As the world is saturated with examples of individuals that are credited with enormous business success (think Steve Jobs, Howard Schultz, Larry Page etc.), it’s easy to think that all that they achieved was in fact a solo effort.
Far from it.
Outstanding business growth, innovation or change is rarely brought about by one person alone, and is almost always delivered by a strong team. While different leaders have varied views on how to build strong teams, here are some principles that have served me well over the years.
Hire for character
This is the underlying principle that guides nearly everything I’m going to say. You can’t escape the overwhelming importance of this approach.
The world is quickly moving past the foolish idea that qualification = ability or that certification = output. Businesses hire people to deliver results, and that’s what matters most.
If you’re building a team, hire people that you can trust. People that share the same work ethic. Sure, they need to be really smart too, but if you can’t work well with them and trust them to ‘do the right thing’ you’re going to struggle.
Just having great qualifications and skills won’t make anyone the right person.
Hire problem solvers
We want people to own their work and own the issues that arise from it. Ownership is so, so important in a small business or a startup. I can’t stress this enough. Employing somebody that’s always throwing up problems and never taking responsibility for and thinking laterally around challenges can be a real drain.
Look for those candidates who thrive in difficult situations.
Once again, small teams rely heavily on great communication.

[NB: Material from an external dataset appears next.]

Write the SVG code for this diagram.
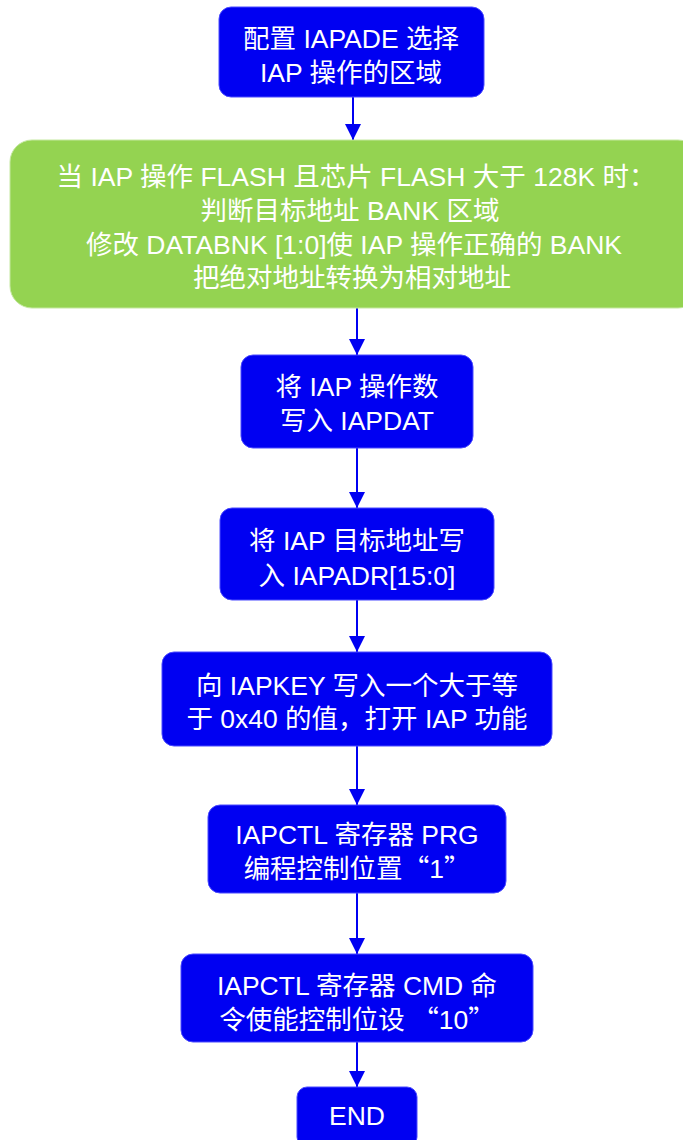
<svg xmlns="http://www.w3.org/2000/svg" width="683" height="1140" viewBox="0 0 683 1140">
<style>
.b{fill:#0000f2;stroke:#4a4aff;stroke-width:1}
.g{fill:#94d351;stroke:#c4e8a0;stroke-width:1}
.t{fill:#ffffff;font-family:"Liberation Sans","Noto Sans CJK SC",sans-serif;font-size:26.5px;text-anchor:middle}
.q{font-family:"Noto Sans CJK SC",sans-serif}
.c{stroke:#0000f2;stroke-width:2;fill:none;marker-end:url(#ah)}
</style>
<defs>
<marker id="ah" markerUnits="userSpaceOnUse" markerWidth="18" markerHeight="18" viewBox="0 0 18 18" refX="16" refY="9" orient="auto">
<path d="M0,1 L16,9 L0,17 Z" fill="#0000f2"/>
</marker>
</defs>
<rect width="683" height="1140" fill="#ffffff"/>
<g id="connectors">
<path class="c" d="M353,97 V140"/>
<path class="c" d="M357,308 V355"/>
<path class="c" d="M357,448 V508"/>
<path class="c" d="M357,600 V652"/>
<path class="c" d="M357,746 V805"/>
<path class="c" d="M357,893 V954"/>
<path class="c" d="M357,1042 V1087"/>
</g>
<g id="n1">
<rect class="b" x="219" y="7" width="265" height="90" rx="12"/>
<text class="t" x="351" y="48">配置 IAPADE 选择</text>
<text class="t" x="351" y="82">IAP 操作的区域</text>
</g>
<g id="n2">
<rect class="g" x="10" y="140" width="690" height="168" rx="22"/>
<text class="t" x="356" y="186">当 IAP 操作 FLASH 且芯片 FLASH 大于 128K 时<tspan class="q">：</tspan></text>
<text class="t" x="350" y="220">判断目标地址 BANK 区域</text>
<text class="t" x="354" y="254">修改 DATABNK [1:0]使 IAP 操作正确的 BANK</text>
<text class="t" x="352" y="287">把绝对地址转换为相对地址</text>
</g>
<g id="n3">
<rect class="b" x="241" y="355" width="232" height="93" rx="12"/>
<text class="t" x="357" y="396">将 IAP 操作数</text>
<text class="t" x="357" y="430">写入 IAPDAT</text>
</g>
<g id="n4">
<rect class="b" x="220" y="508" width="274" height="92" rx="12"/>
<text class="t" x="357" y="550">将 IAP 目标地址写</text>
<text class="t" x="357" y="585">入 IAPADR[15:0]</text>
</g>
<g id="n5">
<rect class="b" x="162" y="652" width="390" height="94" rx="12"/>
<text class="t" x="357" y="695">向 IAPKEY 写入一个大于等</text>
<text class="t" x="357" y="728">于 0x40 的值，打开 IAP 功能</text>
</g>
<g id="n6">
<rect class="b" x="208" y="805" width="298" height="88" rx="12"/>
<text class="t" x="357" y="844">IAPCTL 寄存器 PRG</text>
<text class="t" x="357" y="878">编程控制位置<tspan class="q">“</tspan>1<tspan class="q">”</tspan></text>
</g>
<g id="n7">
<rect class="b" x="181" y="954" width="352" height="88" rx="12"/>
<text class="t" x="357" y="995">IAPCTL 寄存器 CMD 命</text>
<text class="t" x="357" y="1029">令使能控制位设 <tspan class="q">“</tspan>10<tspan class="q">”</tspan></text>
</g>
<g id="n8">
<rect class="b" x="297" y="1087" width="120" height="60" rx="10"/>
<text class="t" x="357" y="1125">END</text>
</g>
</svg>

You need staff that communicate openly and freely with both their peers and with you.
There is nothing worse that a member of staff harbouring an issue or grudge for months on end and then catching you all out in an explosion of frustration. It’s bad for morale and reduces your ability to deliver.
External communication is also really important, be that in sales, marketing or customer service. People work with people and we need to be able to communicate quickly, concisely and helpfully.
Make sure you talk often. Be open. Listen. Take action.
Be willing to let go
I detest micro-management, and you don’t want to get me started on nano-management.
Having had a previous boss dictate our own emails (word-for-word) to me and the team over our shoulders, I have personal experience of micro-management. I don’t like it.
Hire great people. Be clear with them on their goals. Communicate regularly. Trust them to do their job and to do it well.
You can dive into the psychology of intrinsic and extrinsic motivators and Maslow’s hierarchy of needs to your hearts content, but whatever conclusion you come to, you need to reward hard work and excellence in whatever form is most effective for your staff and business.
Understand your people. Help them to succeed. Reward them when they do.
Don’t delay ‘those’ conversations
Sometimes it becomes clear that there is misalignment between a person and a role or even the business as a whole.
Don’t run away from those difficult conversations off for months on end. Do the individual in question a favour and think about how you can help, then go talk to them. Help them to understand the issue. Give them clear instruction, guidance and a second chance.
If this doesn’t work out, it’s time to help that person understand where their skills can be used best, even if that’s not in your business.
Always try to do what’s best for them and your team, and often that can take the shape of helping them to find a role in another organisation.
Remember, you are the boss
This isn't arrogance, this is making sure that you know who needs to take ultimate responsibility and ownership of direction, difficult decisions and failure.
I’ve been caught in the trap of letting a team member take ownership of what should have been an executive (my) responsibility, and it doesn’t end well. Confusion and misalignment of direction ensued.
You need to take ownership and be a good communicator too. Lead by example.